Com um elenco brilhante, novo filme de Ben Affleck é um frescor original e necessário em meio a um mar de franquias saturadas.
Antes de se tornar o fenômeno indiscutível que foi e de revolucionar o basquete, Michael Jordan já vinha revolucionando outras áreas de atuação, ainda que não fosse essa necessariamente sua intenção. O astro foi um dos primeiros grandes cases de marketing esportivo logo em seu primeiro ano na NBA, e ajudou a revolucionar a forma com que materiais esportivos eram pensados e vendidos, muitas das práticas seguindo até hoje. O primeiro resultado dessa nova mentalidade veio junto com sua estreia pelo Chicago Bulls, e marcou a cultura popular da mesma forma que ele marcou o esporte: o Air Jordan.
Ainda que não pareça à primeira vista, a história por trás de um calçado pode muito bem ser tão interessante quanto à de um astro do esporte, e é isso que “AIR: A História Por Trás do Logo” atesta. Com um elenco estelar (algo que infelizmente só se vê em filmes de super-heróis atualmente), o novo filme dirigido por Ben Affleck se assemelha muito ao próprio contexto em que surgiu o Air Jordan: um grupo de mentes especiais trabalhando em prol da criação de algo especial. É o caso tanto do tênis, quanto do filme.
Além de dirigir, Affleck também é uma das estrelas do filme no papel de Phil Knight, CEO da Nike e contraponto essencial ao protagonista da história, Sonny Vaccaro, vivido por Matt Damon. A colaboração entre Affleck e Damon é antiga e já rendeu até Oscar para ambos, e o entrosamento da dupla é nítido na telona. Vaccaro é um olheiro da Nike, buscando atrair novos talentos do basquete para uma marca que, à época, ainda era conhecida majoritariamente por seus calçados de corrida. Vestir Nike não era tão legal quanto é hoje, e são justamente os acontecimentos reais que baseiam o filme que mudaram a forma com que a marca é vista popularmente até hoje. Expandir o departamento de basquete era um desafio, e Vaccaro, aficionado pelo esporte, viu algo nas quadras universitárias que ninguém ainda tinha notado: uma lenda em surgimento, um prodígio chamado Michael Jordan.
A questão é que, à época, Jordan estava mais preocupado em estar na moda do que em ditar a moda, algo natural para um jovem de 21 anos. Não fosse a visão de sua mãe, Deloris, e a calma de seu pai, James, ele nunca teria assinado com a Nike, e o mundo certamente seria bem diferente hoje em dia. Os pais de Jordan são vividos pelo casal real (tanto em termos verídicos, quanto de realeza) Viola Davis e Julius Tennon. A dupla consolida o outro lado das negociações da Nike, mas dispostos a bancar no filho da realização do sonho da empresa e criar um ícone.
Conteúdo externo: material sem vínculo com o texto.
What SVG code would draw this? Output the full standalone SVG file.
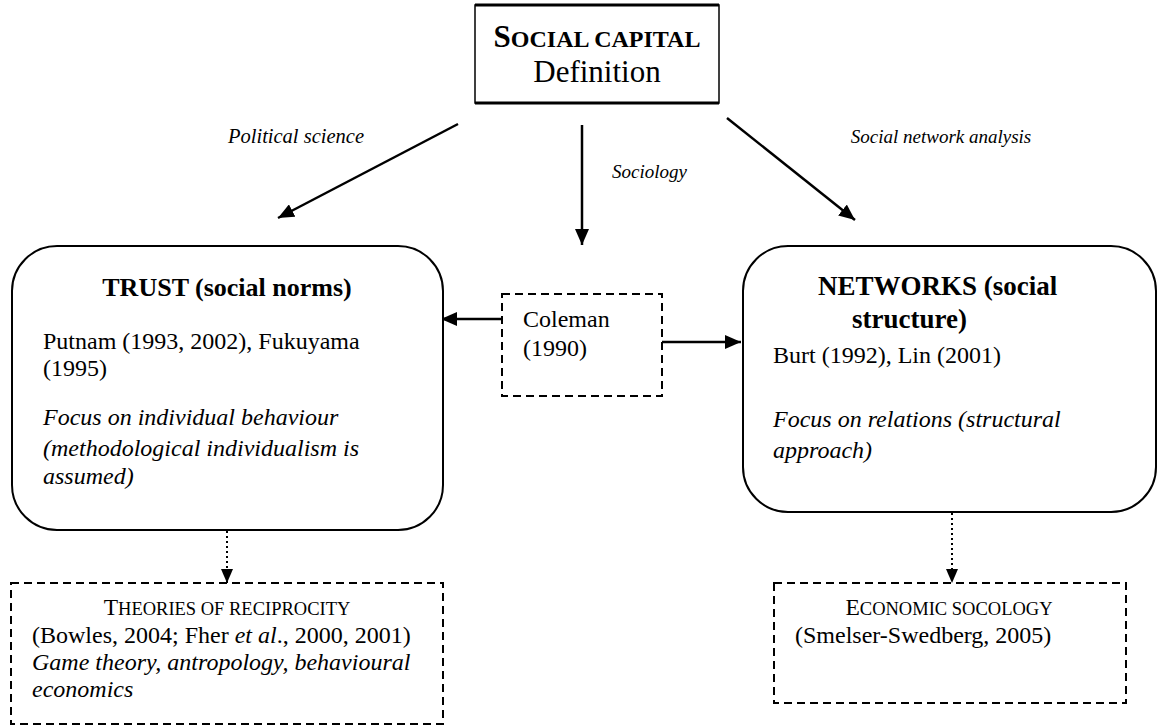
<svg xmlns="http://www.w3.org/2000/svg" width="1158" height="726" viewBox="0 0 1158 726" font-family="'Liberation Serif', 'Times New Roman', serif">
<style>
text, tspan{font-family:"Liberation Serif","Times New Roman",serif;fill:#000}
.b{font-size:24px}
.i{font-style:italic}
.bold{font-weight:bold}
.lab{font-size:19px;font-style:italic}
.box{fill:#fff;stroke:#000;stroke-width:2}
.dash{fill:none;stroke:#000;stroke-width:2;stroke-dasharray:8,5}
.arr{stroke:#000;stroke-width:2.5;fill:none}
.dot{stroke:#000;stroke-width:2;stroke-dasharray:2,3;fill:none}
</style>
<defs>
<marker id="ah" viewBox="0 0 16 14" refX="16" refY="7" markerWidth="16" markerHeight="14" markerUnits="userSpaceOnUse" orient="auto">
<path d="M0,0 L16,7 L0,14 Z" fill="#000"/>
</marker>
<marker id="ahs" viewBox="0 0 14 12" refX="14" refY="6" markerWidth="14" markerHeight="12" markerUnits="userSpaceOnUse" orient="auto">
<path d="M0,0 L14,6 L0,12 Z" fill="#000"/>
</marker>
</defs>
<g id="connectors">
<line class="arr" x1="458" y1="124" x2="278" y2="218" marker-end="url(#ah)"/>
<line class="arr" x1="582" y1="125" x2="582" y2="245" marker-end="url(#ah)"/>
<line class="arr" x1="727" y1="118" x2="855" y2="220" marker-end="url(#ah)"/>
<line class="arr" x1="502" y1="319" x2="441" y2="319" marker-end="url(#ah)"/>
<line class="arr" x1="662" y1="342" x2="741" y2="342" marker-end="url(#ah)"/>
<line class="dot" x1="227" y1="531" x2="227" y2="583" marker-end="url(#ahs)"/>
<line class="dot" x1="952" y1="513" x2="952" y2="583" marker-end="url(#ahs)"/>
<text class="lab" x="296" y="143" text-anchor="middle" style="font-size:20.5px">Political science</text>
<text class="lab" x="941" y="143" text-anchor="middle">Social network analysis</text>
<text class="lab" x="612" y="178">Sociology</text>
</g>
<g id="social-capital">
<rect x="475" y="5" width="244" height="98" fill="#fff" stroke="#000" stroke-width="1.5"/>
<line x1="475" y1="5" x2="719" y2="5" stroke="#000" stroke-width="3"/>
<line x1="475" y1="103" x2="719" y2="103" stroke="#000" stroke-width="3"/>
<text class="bold" x="597" y="47" text-anchor="middle"><tspan font-size="31px">S</tspan><tspan font-size="24px">OCIAL CAPITAL</tspan></text>
<text x="597" y="82" text-anchor="middle" font-size="31px">Definition</text>
</g>
<g id="trust">
<rect class="box" x="12" y="246" width="431" height="284" rx="45" ry="45"/>
<text class="bold" x="227" y="296" text-anchor="middle" font-size="26px">TRUST (social norms)</text>
<text class="b" x="43" y="349">Putnam (1993, 2002), Fukuyama</text>
<text class="b" x="43" y="376">(1995)</text>
<text class="b i" x="43" y="425">Focus on individual behaviour</text>
<text class="b i" x="43" y="456">(methodological individualism is</text>
<text class="b i" x="43" y="484">assumed)</text>
</g>
<g id="coleman">
<rect class="dash" x="502" y="294" width="160" height="102"/>
<text class="b" x="523" y="327">Coleman</text>
<text class="b" x="523" y="356">(1990)</text>
</g>
<g id="networks">
<rect class="box" x="743" y="246" width="413" height="266" rx="45" ry="45"/>
<text class="bold" x="818" y="295" font-size="27px">NETWORKS (social</text>
<text class="bold" x="852" y="328" font-size="27px">structure)</text>
<text class="b" x="773" y="363">Burt (1992), Lin (2001)</text>
<text class="b i" x="773" y="427">Focus on relations (structural</text>
<text class="b i" x="773" y="458">approach)</text>
</g>
<g id="reciprocity">
<rect class="dash" x="11" y="583" width="432" height="141"/>
<text x="227" y="615" text-anchor="middle"><tspan font-size="23.5px">T</tspan><tspan font-size="18.5px">HEORIES OF RECIPROCITY</tspan></text>
<text class="b" x="32" y="643">(Bowles, 2004; Fher <tspan class="i">et al</tspan>., 2000, 2001)</text>
<text class="b i" x="32" y="670">Game theory, antropology, behavioural</text>
<text class="b i" x="32" y="697">economics</text>
</g>
<g id="economic-sociology">
<rect class="dash" x="774" y="583" width="352" height="120"/>
<text x="949" y="615" text-anchor="middle"><tspan font-size="23.5px">E</tspan><tspan font-size="18.5px">CONOMIC SOCOLOGY</tspan></text>
<text class="b" x="795" y="643">(Smelser-Swedberg, 2005)</text>
</g>
</svg>
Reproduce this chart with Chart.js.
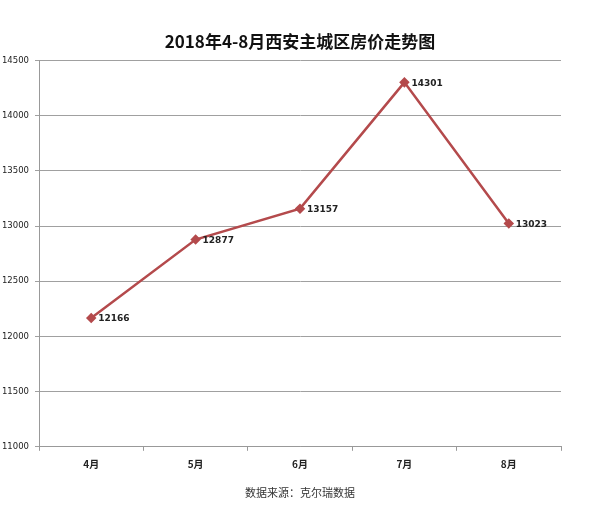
<!DOCTYPE html>
<html>
<head>
<meta charset="utf-8">
<script src="https://cdn.jsdelivr.net/npm/chart.js@4"></script>
<style>
  html, body { margin: 0; padding: 0; background: #fff; }
  #wrap { width: 600px; height: 516px; }
</style>
</head>
<body>
<div id="wrap"><canvas id="priceChart"></canvas></div>
<script>
// --- Data ---
const months = ["4月", "5月", "6月", "7月", "8月"];
const prices = [12166, 12877, 13157, 14301, 13023];
const yMin = 11000;
const yMax = 14500;
const yStep = 500;

const lineColor = "#b44a4c";
const cjkFont = "'Noto Sans CJK SC', 'Noto Sans', sans-serif";

// value labels to the right of each point
const pointLabels = {
  id: "pointLabels",
  afterDatasetsDraw(chart) {
    const ctx = chart.ctx;
    const meta = chart.getDatasetMeta(0);
    ctx.save();
    ctx.font = "bold 9px 'DejaVu Sans', sans-serif";
    ctx.fillStyle = "#222";
    ctx.textAlign = "left";
    ctx.textBaseline = "middle";
    meta.data.forEach((pt, i) => {
      ctx.fillText(prices[i], pt.x + 7, pt.y + 1);
    });
    ctx.restore();
  },
};

const ctx = document.getElementById("priceChart").getContext("2d");
new Chart(ctx, {
  type: "line",
  data: {
    labels: months,
    datasets: [
      {
        data: prices,
        borderColor: lineColor,
        borderWidth: 2.5,
        pointStyle: "rectRot",
        pointRadius: 3.5,
        pointBackgroundColor: lineColor,
        pointBorderColor: lineColor,
        tension: 0,
      },
    ],
  },
  options: {
    responsive: true,
    maintainAspectRatio: false,
    animation: false,
    layout: { padding: 0 },
    plugins: {
      legend: { display: false },
      tooltip: { enabled: false },
      title: {
        display: true,
        text: "2018年4-8月西安主城区房价走势图",
        color: "#111",
        font: { family: cjkFont, size: 17, weight: "bold", lineHeight: 1.2 },
        padding: { top: 31, bottom: 9 },
      },
      subtitle: {
        display: true,
        position: "bottom",
        text: "数据来源：克尔瑞数据",
        color: "#333",
        font: { family: cjkFont, size: 11, lineHeight: 1.2 },
        padding: { top: 10, bottom: 17 },
      },
    },
    scales: {
      x: {
        offset: true,
        afterFit: (scale) => { scale.height = 29; },
        grid: {
          offset: true,
          drawOnChartArea: false,
          drawTicks: true,
          tickLength: 4,
          color: "#999",
        },
        border: { color: "#999", width: 1 },
        ticks: {
          padding: 7,
          color: "#222",
          font: { family: cjkFont, size: 10, weight: "bold" },
        },
      },
      y: {
        min: yMin,
        max: yMax,
        afterFit: (scale) => { scale.width = 39; },
        grid: {
          color: "#a0a0a0",
          lineWidth: 1,
          drawTicks: true,
          tickLength: 4,
        },
        border: { color: "#999", width: 1 },
        ticks: {
          stepSize: yStep,
          padding: 6,
          color: "#222",
          font: { family: "'DejaVu Sans', sans-serif", size: 8.5 },
          callback: (value) => String(value),
        },
      },
      // empty right-hand axis, only keeps the plot area balanced
      yRight: {
        position: "right",
        afterFit: (scale) => { scale.width = 39; },
        grid: { display: false },
        border: { display: false },
        ticks: { display: false },
      },
    },
  },
  plugins: [pointLabels],
});
</script>
</body>
</html>
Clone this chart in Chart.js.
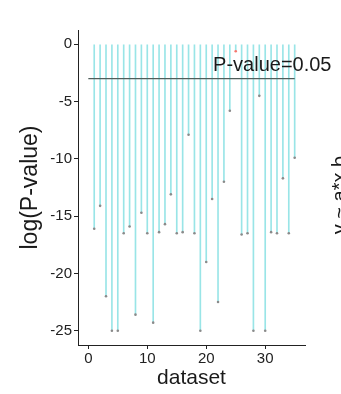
<!DOCTYPE html>
<html>
<head>
<meta charset="utf-8">
<script src="https://cdn.jsdelivr.net/npm/chart.js@4/dist/chart.umd.min.js"></script>
<style>
  html, body { margin: 0; padding: 0; background: #fff; }
  #wrap { width: 341px; height: 394px; position: relative; }
</style>
</head>
<body>
<div id="wrap"><canvas id="myChart"></canvas></div>
<script>
// dataset index on the x axis, one stem each
const datasetIds = [1, 2, 3, 4, 5, 6, 7, 8, 9, 10, 11, 12, 13, 14, 15, 16, 17, 18,
  19, 20, 21, 22, 23, 24, 25, 26, 27, 28, 29, 30, 31, 32, 33, 34, 35];
// log(P-value)
const logP = [-16.1, -14.1, -22.0, -25.0, -25.0, -16.5, -15.9, -23.6, -14.7, -16.5,
  -24.3, -16.4, -15.7, -13.1, -16.5, -16.4, -7.9, -16.5, -25.0, -19.0,
  -13.5, -22.5, -12.0, -5.8, -0.6, -16.6, -16.5, -25.0, -4.5, -25.0,
  -16.4, -16.5, -11.7, -16.5, -9.9];
const cutoff = Math.log(0.05);      // P-value = 0.05
const cutoffSpan = [0, 35];
const xTickValues = [0, 10, 20, 30];
const yTickValues = [-25, -20, -15, -10, -5, 0];

const font = "'Liberation Sans', Arial, sans-serif";
const stemColor = 'rgba(0,191,196,0.4)';

const stems = datasetIds.map((x, i) => ({ x: x, y: logP[i] }));
const dotColors = logP.map(v => v > cutoff ? '#F8766D' : '#8a8a8a');

// text that is not a data mark: cutoff label and the clipped label of the next panel
const labelPlugin = {
  id: 'labels',
  afterDraw: function(chart) {
    const ctx = chart.ctx;
    const xs = chart.scales.x, ys = chart.scales.y;
    ctx.save();
    ctx.fillStyle = '#1a1a1a';
    ctx.font = '20px ' + font;
    ctx.textAlign = 'center';
    ctx.textBaseline = 'alphabetic';
    ctx.fillText('P-value=0.05', xs.getPixelForValue(31.2), ys.getPixelForValue(-2.3));
    ctx.translate(350, 195);
    ctx.rotate(-Math.PI / 2);
    ctx.textBaseline = 'bottom';
    ctx.fillText('y ~ a*x b', 0, 0);
    ctx.restore();
  }
};

const chart = new Chart(document.getElementById('myChart'), {
  type: 'bar',
  data: {
    datasets: [
      {
        type: 'line',
        data: cutoffSpan.map(x => ({ x: x, y: cutoff })),
        borderColor: '#4f5e5b',
        borderWidth: 1.2,
        pointRadius: 0,
        order: 0
      },
      {
        type: 'scatter',
        data: stems,
        pointRadius: 1.3,
        pointBorderWidth: 0,
        pointBackgroundColor: dotColors,
        order: 1
      },
      {
        type: 'bar',
        data: stems,
        backgroundColor: stemColor,
        borderWidth: 0,
        barThickness: 1,
        order: 2
      }
    ]
  },
  options: {
    responsive: true,
    maintainAspectRatio: false,
    animation: false,
    layout: { padding: { top: 30, right: 36, left: 0, bottom: 0 } },
    plugins: { legend: { display: false }, tooltip: { enabled: false } },
    scales: {
      x: {
        type: 'linear',
        offset: false,
        min: -1.75,
        max: 36.75,
        afterBuildTicks: function(axis) { axis.ticks = xTickValues.map(v => ({ value: v })); },
        afterFit: function(axis) { axis.height = 49; },
        grid: { display: true, offset: false, drawOnChartArea: false, drawTicks: true, tickLength: 4, color: '#222' },
        border: { display: true, color: '#222', width: 1 },
        ticks: { color: '#222', font: { family: font, size: 15 }, padding: 1, maxRotation: 0 },
        title: { display: true, text: 'dataset', color: '#1a1a1a', font: { family: font, size: 21 }, padding: { top: 0, bottom: 3 } }
      },
      y: {
        type: 'linear',
        min: -26.25,
        max: 1.25,
        afterBuildTicks: function(axis) { axis.ticks = yTickValues.map(v => ({ value: v })); },
        afterFit: function(axis) { axis.width = 78; },
        grid: { display: true, drawOnChartArea: false, drawTicks: true, tickLength: 4, color: '#222' },
        border: { display: true, color: '#222', width: 1 },
        ticks: { color: '#222', font: { family: font, size: 15 }, padding: 2 },
        title: { display: true, text: 'log(P-value)', color: '#1a1a1a', font: { family: font, size: 23 }, padding: { top: 17, bottom: 0 } }
      }
    }
  },
  plugins: [labelPlugin]
});
</script>
</body>
</html>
Davis, como sempre, encanta como Deloris, uma mulher calma e extremamente focada em construir um legado único para seu filho. A inclusão da personagem foi exigência do próprio Michael Jordan, que reconhece na mãe o principal alicerce para a construção de sua lenda desde o início da carreira.
O principal destaque do filme, no entanto, é a leveza com que tantos acontecimentos cruciais para empresas e trajetórias pessoais são retratados. Ainda que os diálogos escritos pelo estreante Alex Convery sejam rápidos e inteligentes, nada no filme ganha contornos dramáticos. Pelo contrário, com um texto à altura da capacidade artística de seu elenco, Affleck consegue imprimir à história uma atmosfera de desafios na qual ambos os lados estão mais que dispostos a encontrar um meio-termo em prol do sucesso conjunto, algo que quase não se vê no cinema. “AIR” não é o primeiro filme sobre marketing esportivo, por exemplo, mas é certamente o único que retrata o campo sob um olhar positivo e inspirador.
O que “AIR” traz aos espectadores não é exatamente um filme sobre esportes ou sobre marketing, nem mesmo um filme sobre Michael Jordan (já que ele próprio aparece muito pouco e apenas de costas) ou sobre a cultura sneakerhead. É um filme sobre buscar e realizar sonhos, com uma história inspiradora. Se até hoje vestimos Air Jodan nos pés, é por conta de toda uma confluência de fatores e pelo esforço de uma equipe que mais parecia uma família, não apenas colegas de trabalho. Contar essa história não seria possível sem um contexto muito semelhante atrás das câmeras, e é isso que transparece nas telonas.